The same can be said about his handling of the financial crisis. So called financial reform legislation is
no more than a hodge-podge of half measures already neutered by Obama's own executive
appointees. Financial scandal follows financial scandal -- growing in magnitude, in recklessness, and
in lawlessness. The Libor interest rate rigging is rooted in what look to be systematic violations of
the law. Yet it is Obama's Treasury Secretary Tim Geithner, and his appointed Chairman of the Federal
Reserve Ben Bernanke, who were complicit in and accessories to them. The entire matter is
swept under the rug as an inconvenient distraction from an electoral strategy that jumps from sound
bite to sound bite. Then, there is arbitrary grant of immunity to the financial institutions that
committed serial felonies in robo signing house foreclosures documents. Then, there is the
president's refusal to remove Mr. Edward De Marco, the civil servant who as acting head of the
Federal Housing Financial Authority has given himself the unjustified power to block implementation
of rules designed to help underwater home owners. The list is very long.
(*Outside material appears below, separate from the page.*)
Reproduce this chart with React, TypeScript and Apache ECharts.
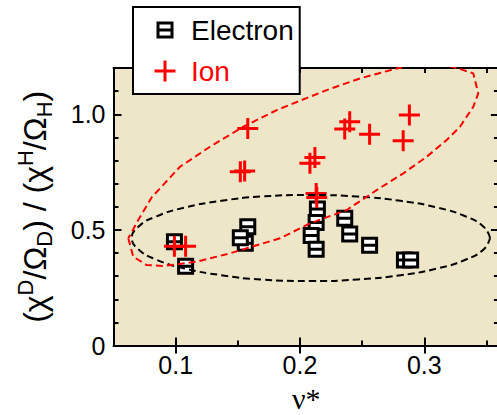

Observing the two slapdash campaigns of Romney and Obama is like watching an Olympic
badminton match between China and South Korea in the round-robin stage. Both seem intent on
losing. Romney says and does ridiculous things on a daily basis; Obama then flails away at his
opponent for being too absurdly foolish to imagine in the Oval Office. The latter has no theme, no
narrative, no conception of what the times and country need -- and no overarching bridge to the
Congressional campaigns.
Cry, my beloved country -- especially if you're a progressive.